Gustav Adolf Nosske (29 December 1902 – 9 August 1986) was a German lawyer and SS-Obersturmbannführer. In 1941–42, he commanded Einsatzkommando 12 within Einsatzgruppe D, under the command of Otto Ohlendorf. Tried in the Einsatzgruppen Trial in 1948, Nosske was sentenced to life imprisonment. He was released early in December 1951.

==Career==
Gustav Aldolf Nosske was born on 29 December in Halle. After studying law, he became a lawyer in Halle and Aachen. Nosske joined the Nazi Party and the SS in 1933. He became the head of the Gestapo in Aachen in 1935 and then in Frankfurt from September 1936 to June 1941.

As a SS-Obersturmbannführer in rank, he was appointed chief of Einsatzkommando 12 before the invasion of the Soviet Union on 22 June 1941. In the areas of Donetsk and Novocherkassk, his unit committed many atrocities against the civilian population. In mid-August 1941 Otto Ohlendorf ordered Nosske to transport 11,000 Jews from Mohyliv-Podilskyi to Yampil in order to make them cross the Dniester river and place them in the Romanian zone. During this walk, hundreds of Jews were murdered. Between 16 and 28 February 1942, Einsatzkommando 12 killed 721 Jews, 271 communists, 74 partisans and 421 Roma.

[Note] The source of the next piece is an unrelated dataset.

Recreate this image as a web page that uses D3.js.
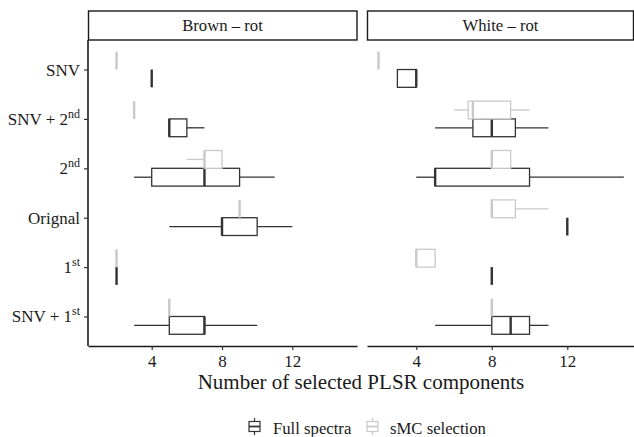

In April 1942 Nosske joined the Reich Security Main Office (RSHA) in Berlin concerning the Occupied Eastern Territories. In 1943, he was appointed head of the "Foreigners and Enemies of the State" division of the Gestapo. He worked as a liaison officer between the Reich Ministry for the Occupied Eastern Territories and the RSHA. From August 1943 to September 1944 he was head of the state police in Düsseldorf.

During the later Einsatzgruppen Trial held in 1948, Nosske said that in 1944, he had been ordered to collect all German Jews of Düsseldorf married to non-Jews for extermination, but that he had refused to carry this out. The order was ultimately not enforced. The court accepted this as mitigation, but pointed out that this meant Nosske did not have to kill anyone.

==Trial and conviction==
Nosske was arrested by the Allies and brought to trial at the Einsatzgruppen Trial in 1948 at Nuremberg. He was the only accused who did not seek clemency from General Lucius D. Clay in the American sector of occupation. On 10 April 1948, Nosske was sentenced to life imprisonment for war crimes. He was released early, on 15 December 1951.

Details of his later life are largely unknown, other than a court appearance on 26 March 1965, where he testified as a witness at the Frankfurt Auschwitz Trials, with Düsseldorf as declared place of residence and legal advisor as profession.

He died in Düsseldorf on 9 August 1986.